The table I'm working on is something like this, it's a table that records students performances on their courses:
| STUDENT_ID | COURSE_ID | ENROLLMENT_TYPE | MARK | STATUS | VERSION |
| | | | | | |
| 1234 | 5678 | Mandatory | 70 | ACTIVE | 2 |
| 1234 | 5678 | Optional | 70 | HISTORY | 1 |
| 1234 | 5678 | Optional | null | HISTORY | 0 |
| 9876 | 4597 | Institutional | 99 | ACTIVE | 1 |
| 9876 | 4597 | Institutional | null | HISTORY | 0 |
I need to merge this with another table, that keeps track of the enrollments of students based on their group, so that I can insert or update the rows as needed:
| GROUP_ID | STUDENT_ID | COURSE_ID | ENROLLMENT_TYPE |
| 4976555 | 1234 | 5678 | Mandatory |
| 6399875 | 1234 | 9034 | Optional |
| 6399875 | 9876 | 4597 | Institutional |
Long story short, I need to check if the enrollment type is the same or has changed, since some students get enrolled in courses based on the group they're part of, but the groups can change overnight.

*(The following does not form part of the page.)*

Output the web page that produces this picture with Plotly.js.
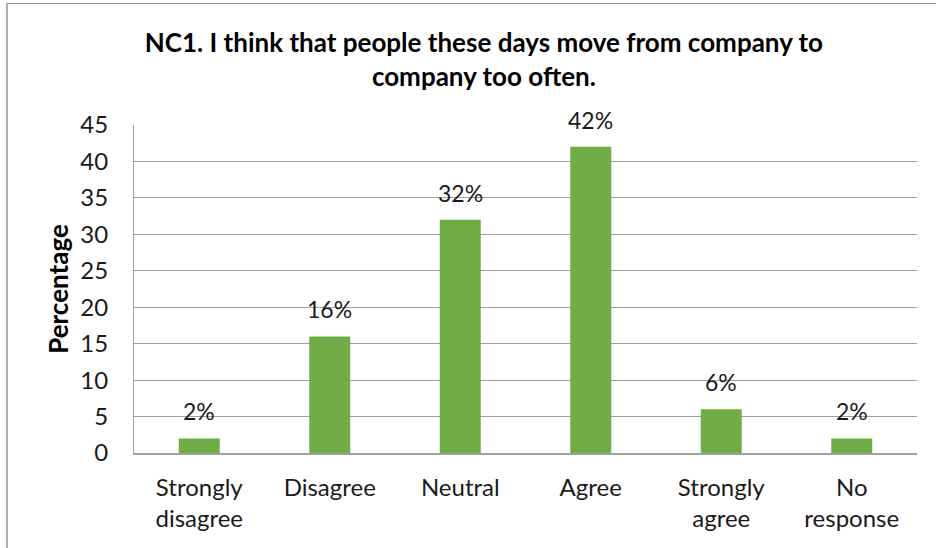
<!DOCTYPE html>
<html>
<head>
<meta charset="utf-8">
<script src="https://cdn.plot.ly/plotly-3.0.1.min.js"></script>
<style>
  html, body { margin: 0; padding: 0; background: #fff; overflow: hidden; }
  #chart { position: absolute; left: 0; top: 0; width: 936px; height: 548px; }
  #frame { position: absolute; left: 6px; top: 3px; width: 1200px; height: 1200px;
           border-left: 2px solid #b0b0b0; border-top: 1px solid #999; pointer-events: none; }
</style>
</head>
<body>
<div id="chart"></div>
<div id="frame"></div>
<script>
// Survey responses for NC1
const categories = ["Strongly<br>disagree", "Disagree", "Neutral", "Agree", "Strongly<br>agree", "No<br>response"];
const percentages = [2, 16, 32, 42, 6, 2];
const yTicks = [0, 5, 10, 15, 20, 25, 30, 35, 40, 45];

const FONT = "Lato, 'Open Sans', sans-serif";
const TEXT = "#1a1a1a";
const GRID = "#a0a0a0";

const bars = {
  type: "bar",
  x: categories,
  y: percentages,
  marker: { color: "#70ad47" },
  hoverinfo: "skip"
};

// value labels sit above each bar, read from the same values
const labels = categories.map((c, i) => ({
  x: c,
  y: percentages[i],
  xref: "x",
  yref: "y",
  text: percentages[i] + "%",
  showarrow: false,
  yanchor: "bottom",
  yshift: 11,
  font: { family: FONT, size: 23, color: TEXT }
}));

const layout = {
  width: 936,
  height: 548,
  paper_bgcolor: "#fff",
  plot_bgcolor: "#fff",
  margin: { l: 134, r: 19, t: 125, b: 95 },
  showlegend: false,
  bargap: 0.686,
  font: { family: FONT, size: 24, color: TEXT },
  title: {
    text: "NC1. I think that people these days move from company to<br>company too often.",
    font: { family: FONT, size: 26, color: "#000", weight: "bold" },
    xref: "container",
    x: 0.517,
    xanchor: "center",
    yref: "container",
    y: 0.905,
    yanchor: "top"
  },
  xaxis: {
    type: "category",
    showgrid: false,
    showline: true,
    linecolor: GRID,
    linewidth: 2,
    ticks: "",
    ticklabelstandoff: 12,
    tickfont: { family: FONT, size: 24, color: TEXT },
    fixedrange: true
  },
  yaxis: {
    range: [0, 45],
    tickvals: yTicks,
    ticktext: yTicks.map(String),
    showgrid: true,
    gridcolor: GRID,
    gridwidth: 1,
    zeroline: false,
    showline: true,
    linecolor: GRID,
    linewidth: 1,
    ticks: "",
    ticklabelstandoff: 20,
    tickfont: { family: FONT, size: 24, color: TEXT },
    title: {
      text: "Percentage",
      font: { family: FONT, size: 26, color: "#000", weight: "bold" },
      standoff: 4
    },
    automargin: false,
    fixedrange: true
  },
  annotations: labels
};

Plotly.newPlot("chart", [bars], layout, { displayModeBar: false, staticPlot: true });
</script>
</body>
</html>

All fine until here, but if the rows match, I also need to copy the row I'm about to update and set it as "HISTORY", so that we can keep a record of all the updates that have been made to a certain row.
At the moment, I have a typical
MERGE INTO performance USING group_enrollments
ON performance.STUDENT_ID = group_enrollments.STUDENT_ID
AND performance.COURSE_ID = group_enrollments.COURSE_ID
WHEN MATCHED THEN UPDATE ......
WHEN NOT MATCHED THEN INSERT ......
The people who worked on this part of code before me thought that it would be a great idea just to copy all the rows as "HISTORY" ones before doing the merge, but this is giving us problems as this procedure runs every night and writes more than 150.000 rows every time. Any ideas?
16/01 12.34: updated, more info about the tables and their relation
Upvotes: 2
Views: 10920
Reputation: 23588
Ok, so first off, I would write a query that produced the rows to be updated and/or inserted:
WITH performance AS (SELECT 1234 student_id, 5678 course_id, 'Mandatory' enrollment_type, 70 mark, 'ACTIVE' status, 2 VERSION FROM dual UNION ALL
SELECT 1234 student_id, 5678 course_id, 'Optional' enrollment_type, 70 mark, 'HISTORY' status, 1 VERSION FROM dual UNION ALL
SELECT 1234 student_id, 5678 course_id, 'Optional' enrollment_type, NULL mark, 'HISTORY' status, 0 VERSION FROM dual UNION ALL
SELECT 9876 student_id, 4597 course_id, 'Institutional' enrollment_type, 99 mark, 'ACTIVE' status, 1 VERSION FROM dual UNION ALL
SELECT 9876 student_id, 4597 course_id, 'Institutional' enrollment_type, NULL mark, 'HISTORY' status, 0 VERSION FROM dual),
group_enrollments AS (SELECT 4976555 group_id, 1234 student_id, 5678 course_id, 'Mandatory2' enrollment_type FROM dual UNION ALL
SELECT 6399875 group_id, 1234 student_id, 9034 course_id, 'Optional' enrollment_type FROM dual UNION ALL
SELECT 6399875 group_id, 9876 student_id, 4597 course_id, 'Institutional' enrollment_type FROM dual)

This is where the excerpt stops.